During a divorce, emotions often run high. You have much at stake when it comes to the outcome, especially if you have children. You may have tried to work out your child custody with your future former spouse without going to court, but the negotiations didn’t go well.
Now, you face going to court in order to resolve the issue. How you present yourself in court will make a difference. Yes, you should dress appropriately and have your documentation together, but there is more to it than that. The court needs to see that you will put the interests of your children ahead of your own.
Avoid these mistakes
Your frustration, stress and anger could leech into the courtroom, and those emotions could cause you to make a critical mistake in your presentation. No matter how you feel about your soon-to-be ex-spouse, you need to remember that you love your children and want what’s best for them. You will need to avoid the following behaviors outside the courtroom:
- If you pay child support, don’t intentionally withhold it. That money is not for your ex-spouse, but rather, it’s for your children.

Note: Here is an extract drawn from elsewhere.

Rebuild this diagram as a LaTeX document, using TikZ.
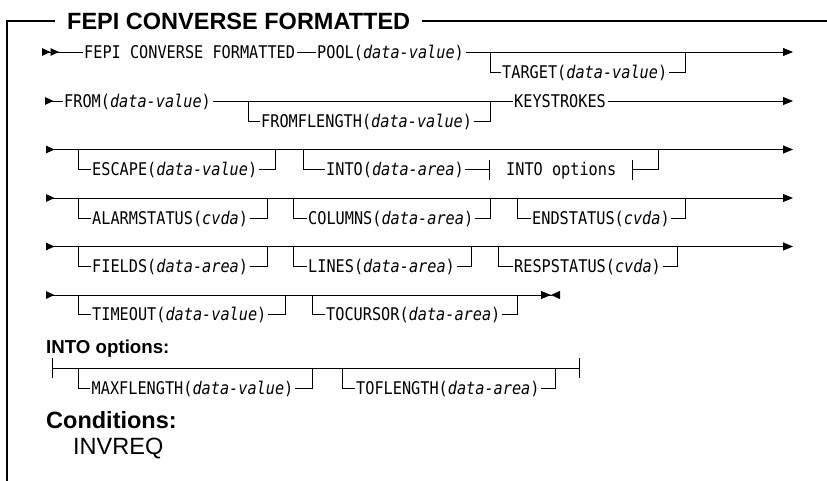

- Don’t unreasonably limit your children’s contact with the other parent when they are with you. Your children need to know that you value their relationship with the other parent and want them to remain in contact even when apart — within reason, of course.
- Don’t keep the other parent from having time with the children. Judges have heard it all, and they will know whether you are keeping your children from him or her.
- Unless the other parent is abusive in some way, or suffers from an addiction, courts don’t appreciate characterizing the other parent as “bad.” Instead, you should focus on your good points as a parent.
Your relationship with your spouse is ending, but your relationship with the father or mother of your children will never end. The actions you take before, during and after your custody hearing affect how that relationship begins. Putting aside your emotions for the sake of your children is just the start. You and your ex may never be friends, but you can be good parents to the children you both love.
Even as you focus on what is best for your children, you still need to protect your rights. Working with a family law attorney can help make that happen as he or she helps you obtain the best resolution possible for your children and you.